Day by Day

Thursday, December 03, 2009

Voting 'Present' on Afghanistan

President Obama’s speech Tuesday night has been widely dismissed and panned in a rare display of bipartisanship.  Democrats (or Liberals, if you prefer) are not happy because he promised to send more troops and deepen the war effort.  Republicans (or as they’re sometimes known, Conservatives) are not happy because he didn’t send enough troops, set a deadline for withdrawal, and didn’t seem truly committed to The Cause.


Our President, who we remember from a year ago being swept into office amidst universal acclimation, love, hope, and nearly God-like adoration, managed to tick off just about everyone in the country in one speech.  Truth be told, by initial reports, a lot of folks around the world may not be too pleased either.


So, how did Mr. Obama, after nearly three full months of careful, ponderous debate… considering every possible option… have managed to blow it?   What’s particularly surprising is that he did it in a way that should have surprised… no one.  Mr. Obama has previously shown a predilection for avoiding conflict, decisiveness, and wading bravely in front of a movement.  As much as the previous White House occupant was mocked for his self-declaration, there was truly little doubt that he was a ‘decider’.  Mr. Obama, on the other hand, in his Illinois legislature days showed a favored choice of not voting more liberal or conservative, but just… Present.  The Safe alternative.


I have little doubt that the previous three months consisted of the President desperately wishing for this particular choice to pass him by.  He’d have given Michele’s right arm if he thought it might have helped matters.  Anything but make THIS decision.  Essentially, it came down to:  Should he aggressively advance the war, giving General McChrystal everything he asked for and needed to win, OR should he follow what he’d suggested for Iraq and begin the return home of our troops?
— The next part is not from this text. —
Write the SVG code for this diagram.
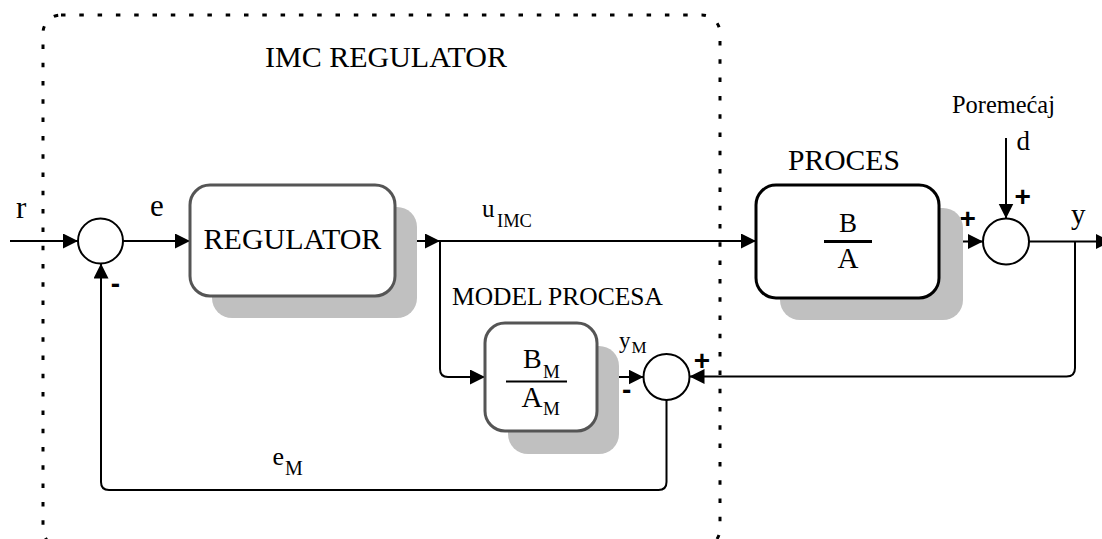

It was a decision fraught with consequences.  With his popularity, and political cache declining, his marketability and power in Washington is steeply dissipating.  This is currently evidenced by a Health Care bill which, once promised to be done by August, may be lucky to be completed before Christmas, and even then, it won’t be pretty.  He would risk annoying a major constituency in some way no matter what he chose.  Here he was, the most powerful man in America, able to fire CEOs, win Nobel Peace Prizes based on 12 days of work experience, and he’d been reduced to damned-if-he-did-and-damned-if-he-didn’t.


It’s ironical isn’t it that the President, who as a candidate had mocked his opponent as not being ready for the crisis 3 am phone call, was now wilting in the face of just such a decision?  Even more so when that former opponent, now his Secretary of State, was speaking far more decisively and clearly about the decision ahead.


So, what did Mr. Obama do (besides hope for a sudden change in the situation)?  He did what he often does, try to please everyone.  He didn’t vote Yay for war or Nay – bring them home.  He voted Present.  Do both, yet neither.


And pleased no one.  Not one person.  There’s something to be said for being decisive, after all.